Compare that to the peak of the mania, back in 2006, when Americans of all sorts were scrambling to buy and flip apartments, condos, houses and anything else that looked like “real estate.” Their activity had a few outstanding nodes – Miami, Vegas and Phoenix, for example – but it encompassed most cities across the US.

However, the frenetic activity of speculative buyers is hardly the only element of the mania that has gone missing in the current cycle. All the main components of the market have changed from wild kids to mature adults. Thus, on the supply side, the data show clearly that the level of activity on the construction sector – residential but also most kinds of nonresidential – is not only not excessive but is actually low, both in absolute terms compared to the historical record and also in relative terms, taking economic, financial and demographic factors into account.

For example, given the financial environment of record-low, rock-bottom interest rates that has continued for seven years, it would be natural to expect enormous demand for mortgages on the part of would-be buyers of all sorts – and for banks to fall over themselves in an effort to meet this demand. That ought, in turn, to have driven prices up sharply. In fact, though, demand for mortgages is low, demand to buy is low, and the rate of price rises is also moderate. How “illogical” this behavior is can be seen by comparing the US market with neighboring Canada or European countries such as Germany, Sweden and Holland or Israel, for that matter.

The difference between the US and these others is simple: They did not suffer a massive collapse in their banking and construction sectors in 2007-2009, large numbers of people were not financially ruined, and large numbers of homes were not foreclosed – as was the case in the US. In other words, for Americans the trauma of the last crash was so great that even seven years of cheap money have not been enough to expunge it and to entice large numbers of ordinary people to engage (again) in real-estate speculation. It seems likely that a full generation – at least – will have to pass before another bubble can form in the American real-estate sector.

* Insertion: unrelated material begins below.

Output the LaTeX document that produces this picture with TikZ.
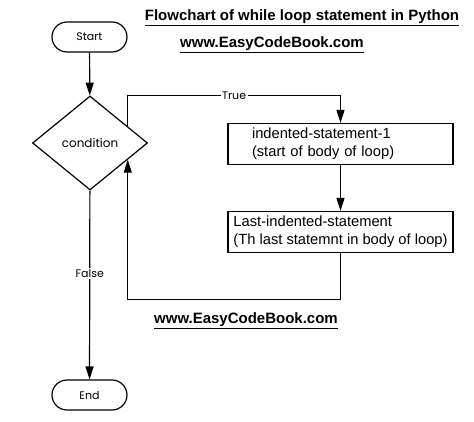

This reflects the fact that we are dealing with phenomena that are first and foremost psychological and social and only secondarily economic and financial. In the latter years of the mania, say 2004-2006, it was perfectly obvious to any rational observer that prices were detached from any underlying economic logic and that the results were likely to be, in one understated word, detrimental. This column said as much, repeatedly.

However, rational and dispassionate analysis is useless if there are virtually no rational people willing to listen to it. That is the essence of a mass mania.

By the same token, in the immediate post-crash years very few ordinary people were willing to buy real estate even at prices that could be shown to be absurdly cheap.

That remains the case, to a large degree, even today. But in addition to psychology, there is also sociology. If the older generation has been scarred by its experiences, the younger generation has simply been turned off. Many young couples are unable to buy homes because of economic constraints. But many others do not want to own their own homes even if their circumstances allow them to buy one.

This is part of a wider phenomenon known as “the sharing economy,” which stretches from the biggest purchases – namely homes – to minor ones, such as hotel rooms and even taxi rides. But, unlike these examples, the move from owning to renting one’s home is not technology driven; it is a behavioral change with economic roots. It’s too soon to know whether it is more than a transient fashion. But if it is here to stay, it signals the end of the Anglo-Saxon world’s conceptual aberration, wherein most people believe that their home is an investment rather than a consumption item.